Patrick Dacre Trevor-Roper, British eye surgeon, author and pioneer gay rights activist, was one of the first people in the United Kingdom to "come out" as openly gay, and played a leading role in the campaign to repeal the UK's anti-gay laws.

Life and career

He was born in Northumberland, the son of a doctor, and the brother of historian Hugh Trevor-Roper. He was educated at Charterhouse, the University of Cambridge and the Westminster Medical School. During World War II he served in the Royal New Zealand Army Medical Corps in the Mediterranean.

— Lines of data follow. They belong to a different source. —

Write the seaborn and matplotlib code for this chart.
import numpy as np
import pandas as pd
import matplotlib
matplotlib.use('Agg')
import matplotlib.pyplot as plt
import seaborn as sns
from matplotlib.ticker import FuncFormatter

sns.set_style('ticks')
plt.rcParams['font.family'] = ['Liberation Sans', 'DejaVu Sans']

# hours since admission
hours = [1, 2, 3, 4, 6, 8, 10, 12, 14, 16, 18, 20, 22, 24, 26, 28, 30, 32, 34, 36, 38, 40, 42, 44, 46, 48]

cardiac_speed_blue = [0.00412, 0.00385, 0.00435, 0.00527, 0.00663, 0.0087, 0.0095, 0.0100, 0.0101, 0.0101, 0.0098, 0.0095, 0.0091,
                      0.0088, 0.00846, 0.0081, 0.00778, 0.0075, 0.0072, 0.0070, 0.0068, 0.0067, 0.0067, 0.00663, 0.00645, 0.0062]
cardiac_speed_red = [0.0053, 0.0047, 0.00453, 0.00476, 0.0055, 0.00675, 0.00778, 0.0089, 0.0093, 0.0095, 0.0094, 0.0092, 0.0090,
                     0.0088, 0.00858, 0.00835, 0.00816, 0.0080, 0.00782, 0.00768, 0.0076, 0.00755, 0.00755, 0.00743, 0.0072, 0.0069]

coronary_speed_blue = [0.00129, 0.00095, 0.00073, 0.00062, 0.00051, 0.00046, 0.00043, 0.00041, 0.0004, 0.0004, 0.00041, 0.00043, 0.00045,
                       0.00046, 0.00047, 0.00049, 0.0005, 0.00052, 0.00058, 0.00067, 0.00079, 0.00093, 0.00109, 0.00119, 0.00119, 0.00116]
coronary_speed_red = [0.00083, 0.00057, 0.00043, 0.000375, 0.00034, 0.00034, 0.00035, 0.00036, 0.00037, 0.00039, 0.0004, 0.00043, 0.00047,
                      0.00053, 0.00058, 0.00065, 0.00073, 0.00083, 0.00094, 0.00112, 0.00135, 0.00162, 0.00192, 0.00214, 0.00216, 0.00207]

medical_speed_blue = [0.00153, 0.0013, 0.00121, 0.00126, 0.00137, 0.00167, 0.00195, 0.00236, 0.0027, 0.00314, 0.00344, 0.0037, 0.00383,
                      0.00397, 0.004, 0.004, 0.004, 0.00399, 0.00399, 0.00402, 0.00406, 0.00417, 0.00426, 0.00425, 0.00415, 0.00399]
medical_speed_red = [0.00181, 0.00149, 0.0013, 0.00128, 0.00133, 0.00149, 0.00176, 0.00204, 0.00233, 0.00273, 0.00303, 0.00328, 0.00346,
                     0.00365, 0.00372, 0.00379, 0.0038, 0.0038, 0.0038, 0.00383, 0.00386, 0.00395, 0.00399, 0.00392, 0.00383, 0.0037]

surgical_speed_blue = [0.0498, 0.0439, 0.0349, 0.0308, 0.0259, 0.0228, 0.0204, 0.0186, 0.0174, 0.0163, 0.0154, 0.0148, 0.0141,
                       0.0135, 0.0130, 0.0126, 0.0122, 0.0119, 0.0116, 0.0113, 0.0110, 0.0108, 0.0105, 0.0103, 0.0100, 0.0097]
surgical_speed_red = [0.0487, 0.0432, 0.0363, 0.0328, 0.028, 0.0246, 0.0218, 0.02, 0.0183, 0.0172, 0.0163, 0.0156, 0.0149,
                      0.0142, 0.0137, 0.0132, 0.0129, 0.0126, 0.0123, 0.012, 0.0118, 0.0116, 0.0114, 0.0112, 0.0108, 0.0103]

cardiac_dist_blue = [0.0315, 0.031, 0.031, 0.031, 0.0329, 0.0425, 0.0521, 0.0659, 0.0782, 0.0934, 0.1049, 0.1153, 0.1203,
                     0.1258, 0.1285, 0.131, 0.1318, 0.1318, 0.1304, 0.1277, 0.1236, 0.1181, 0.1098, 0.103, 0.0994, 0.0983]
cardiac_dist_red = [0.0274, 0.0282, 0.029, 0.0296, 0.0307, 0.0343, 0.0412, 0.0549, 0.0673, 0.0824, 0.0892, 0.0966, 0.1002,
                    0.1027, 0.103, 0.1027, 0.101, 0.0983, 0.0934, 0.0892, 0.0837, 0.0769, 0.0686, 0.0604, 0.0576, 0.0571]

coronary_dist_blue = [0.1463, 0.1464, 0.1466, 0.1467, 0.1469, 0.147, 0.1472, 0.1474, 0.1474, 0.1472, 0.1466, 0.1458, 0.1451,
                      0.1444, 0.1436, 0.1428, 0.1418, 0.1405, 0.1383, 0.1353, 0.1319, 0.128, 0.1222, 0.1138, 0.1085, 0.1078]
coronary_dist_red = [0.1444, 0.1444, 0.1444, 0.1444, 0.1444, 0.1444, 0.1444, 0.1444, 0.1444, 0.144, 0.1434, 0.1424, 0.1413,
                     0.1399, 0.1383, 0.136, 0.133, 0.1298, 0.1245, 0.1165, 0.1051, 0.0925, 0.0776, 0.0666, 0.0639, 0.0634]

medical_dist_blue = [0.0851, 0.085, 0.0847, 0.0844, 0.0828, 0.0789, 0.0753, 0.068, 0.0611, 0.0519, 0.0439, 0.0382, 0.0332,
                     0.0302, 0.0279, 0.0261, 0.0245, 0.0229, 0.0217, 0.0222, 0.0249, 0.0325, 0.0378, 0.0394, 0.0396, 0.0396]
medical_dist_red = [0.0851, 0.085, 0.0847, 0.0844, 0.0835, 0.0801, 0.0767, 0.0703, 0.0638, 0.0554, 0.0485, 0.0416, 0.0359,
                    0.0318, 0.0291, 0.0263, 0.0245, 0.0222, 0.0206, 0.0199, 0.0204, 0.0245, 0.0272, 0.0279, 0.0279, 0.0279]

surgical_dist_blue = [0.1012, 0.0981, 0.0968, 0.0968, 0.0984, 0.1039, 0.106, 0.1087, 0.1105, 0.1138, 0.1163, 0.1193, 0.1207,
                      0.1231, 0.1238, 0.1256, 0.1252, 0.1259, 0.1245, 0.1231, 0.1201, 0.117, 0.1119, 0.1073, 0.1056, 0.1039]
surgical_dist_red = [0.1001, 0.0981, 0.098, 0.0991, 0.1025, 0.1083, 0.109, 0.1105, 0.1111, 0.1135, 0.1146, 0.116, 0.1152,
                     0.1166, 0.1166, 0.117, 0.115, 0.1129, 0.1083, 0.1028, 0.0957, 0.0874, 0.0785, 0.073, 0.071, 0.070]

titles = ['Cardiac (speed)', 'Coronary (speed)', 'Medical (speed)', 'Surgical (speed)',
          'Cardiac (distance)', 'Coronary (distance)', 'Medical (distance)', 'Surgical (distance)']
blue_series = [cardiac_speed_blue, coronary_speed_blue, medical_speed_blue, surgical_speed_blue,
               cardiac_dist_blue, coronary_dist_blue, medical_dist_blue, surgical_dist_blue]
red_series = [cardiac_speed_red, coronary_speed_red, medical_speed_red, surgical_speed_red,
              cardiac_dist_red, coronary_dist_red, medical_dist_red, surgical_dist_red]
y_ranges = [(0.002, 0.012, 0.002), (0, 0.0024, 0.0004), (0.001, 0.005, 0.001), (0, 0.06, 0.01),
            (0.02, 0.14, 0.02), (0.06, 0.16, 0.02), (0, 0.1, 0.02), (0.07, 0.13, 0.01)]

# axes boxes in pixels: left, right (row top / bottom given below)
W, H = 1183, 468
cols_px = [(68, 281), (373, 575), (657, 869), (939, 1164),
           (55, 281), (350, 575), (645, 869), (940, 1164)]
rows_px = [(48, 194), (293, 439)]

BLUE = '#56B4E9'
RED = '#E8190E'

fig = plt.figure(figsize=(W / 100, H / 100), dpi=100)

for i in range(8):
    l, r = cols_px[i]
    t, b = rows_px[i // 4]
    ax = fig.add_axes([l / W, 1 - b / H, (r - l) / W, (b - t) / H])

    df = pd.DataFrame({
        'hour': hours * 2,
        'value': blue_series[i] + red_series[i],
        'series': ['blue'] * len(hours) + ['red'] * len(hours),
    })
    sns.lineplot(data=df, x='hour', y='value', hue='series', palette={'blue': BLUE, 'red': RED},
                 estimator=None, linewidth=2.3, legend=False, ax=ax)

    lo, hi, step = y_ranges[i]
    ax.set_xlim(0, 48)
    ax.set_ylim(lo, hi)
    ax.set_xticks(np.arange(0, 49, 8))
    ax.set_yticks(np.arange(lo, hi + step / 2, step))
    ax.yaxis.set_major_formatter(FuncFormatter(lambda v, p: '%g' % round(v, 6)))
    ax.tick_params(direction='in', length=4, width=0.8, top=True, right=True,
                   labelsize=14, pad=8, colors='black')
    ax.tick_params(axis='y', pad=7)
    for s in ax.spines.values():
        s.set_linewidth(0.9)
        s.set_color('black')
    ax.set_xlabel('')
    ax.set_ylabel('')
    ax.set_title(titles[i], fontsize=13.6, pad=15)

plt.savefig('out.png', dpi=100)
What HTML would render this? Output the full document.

After the war he became a specialist in ophthalmic surgery, and divided his working life between work in public hospitals and a lucrative private practice in London.
In 1955 Trevor-Roper agreed to appear as a witness before the Wolfenden Committee, which had been appointed by the British government to investigate whether male homosexuality should remain a crime. He was one of only three men who could be found to appear as openly gay witnesses before the Committee. The others were the journalist Peter Wildeblood and Carl Winter, director of the Fitzwilliam Museum.
Trevor-Roper told the Wolfenden Committee that the majority of gay men led normal and well-adjusted lives, posed no threat to children or public morality, and that homosexuality was not a physical or mental illness. He pointed out that the existing laws did nothing but encourage blackmailers. He argued that the age of consent should be lowered to 16, and told the committee that many young gay men committed or attempted suicide because of isolation or depression induced by homophobia.
These were highly controversial views in the 1950s. Trevor-Roper's testimony helped persuade the Committee to recommend that male homosexuality should be decriminalised, which was finally done, after a long political struggle, in 1967.
Trevor-Roper remained an active gay rights activist, campaigning in particular for the abolition of the discriminatory age of consent laws. When the AIDS epidemic appeared in the early 1980s, Trevor-Roper was one of the founders of the Terrence Higgins Trust, the United Kingdom's leading AIDS service organisation, which held its first meeting at his home.
The other cause to which Trevor-Roper devoted himself was better access to ophthalmic medicine, both in the United Kingdom and in African countries. He campaigned successfully for the repeal of British laws which prevented the sale of cheap spectacles, against the resistance of the opticians' lobby. In 1983, he helped finance Peter Risdon in his successful challenge to the opticians' monopoly in the UK, a challenge that led directly to the legalisation of the sale of reading glasses without prescription. He founded the Haile Selassie Eye Hospital in Addis Ababa, Ethiopia and assisted in the founding of similar hospitals in Nigeria and Sierra Leone.
Trevor-Roper was a lover of architecture and active in heritage conservation causes in the United Kingdom at a time when this was not a fashionable cause.. He was a founding Trustee of the Spitalfields Historic Buildings Trust and his house was used as the office for the Thirties Society - later the Twentieth Century Society, which he helped to found.
In his 1970 book The World Through Blunted Sight, revised in 1988, he explored how faulty or failing eyesight affected the style and technique of writers and artists. Looking at the effects of myopia, cataracts, colour blindness, squints and total blindness he speculated on what the impact would have been on artists had they worn glasses.
His patients included Nancy Mitford.

Works

The Patrick Trevor Roper Award is an award for undergraduate medical students from the UK and Eire in Ophthalmology.